What a legacy my grandmother left behind: the eternal blessedness of her grandchildren, and (I trust) their children and grandchildren. What worldly accomplishment or notoriety — which Emily never came remotely close to achieving — can possibly compare with that? Parents and grandparents, a permanent legacy of incredible value can be yours through your persistent and humble petition to the Sovereign of this universe.
Intercessory prayer endows lasting significance to otherwise unremarkable lives, while often bestowing eternal blessings on its beneficiaries. How many Christian men and women owe their faith to a praying mother or grandmother? (Sorry, dads and granddads, but you don’t come close to your female counterparts in relentlessness of prayer.) Heaven is full of saints with praying moms and grandmoms.
Indeed, God can rescue the faithless apart from the prayers of the saints, but He is pleased to involve his followers in the work of redemption, and to reveal His saving power through their prayers. Of course, both primary causation by God (via the Holy Spirit) and secondary causation by the intercessor are at work in prayer.
Loose Ends: The Sin Nature and Human Responsibility
Let’s consider human responsibility in light of our being born into sin. Biblically, an unbeliever is only capable of following the desires of the fallen nature, resulting in separation from God. How, then, is someone responsible for the acts of a nature inherited from birth?
I think scripture gives us two principal reasons. First, acting upon the desires of our fallen nature is contrary to what our God-given conscience tells us is right, which is why unbelievers must work hard to suppress the voice of conscience. Doing what one knows is wrong is a strong basis for culpability. (Romans 2:14-15)

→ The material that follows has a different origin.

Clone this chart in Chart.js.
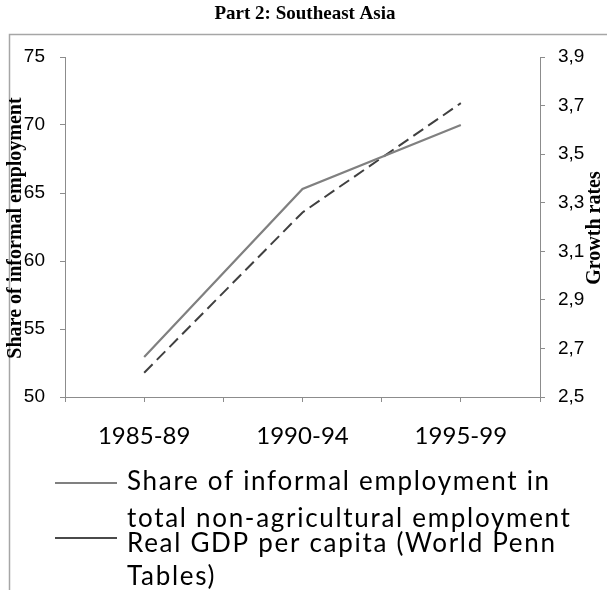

Second, the human race is not merely a grouping of individuals, but connected as a family through our first parents, Adam and Eve. Although our culture sees humanity in a highly individualistic and atomistic way, God does not. We are inextricably related through our common parentage: “Therefore, just as sin entered the world through one man, and death through sin, and in this way death came to all people, because all sinned.” (Romans 5:12) Our sin tendencies reflect those of our parents, tracing all the way back to the Garden. Moreover, it is a reasonable inference from scripture that we would have acted no differently than our “parents,” Adam and Eve.
Summing up, the fallen nature is inherited at birth from Adam, and imprisons us in sin. (Romans 5:12; John 8:34) A renewed — or “non-Adamic” — nature is a gift from God. The alternative? Sin, death, and hell. (Romans 6:23) Apart from a spiritual epiphany, these truths tend to remain elusive. They may seem harsh and arbitrary to the complacent. But why should reality conform to what we expect or hope it to be? We shouldn’t be surprised it is surprising; life itself is wildly improbable and enigmatic. Indeed, why is there something instead of nothing?
In the end, a Christian is the happy consequence of three choices: God’s; the intercessor’s; and, of course, the regenerated person him or her self. Naturally, God’s choice is first and decisive, but the secondary choices of both the intercessor and the believer nonetheless are exercised freely, and, therefore, quite real.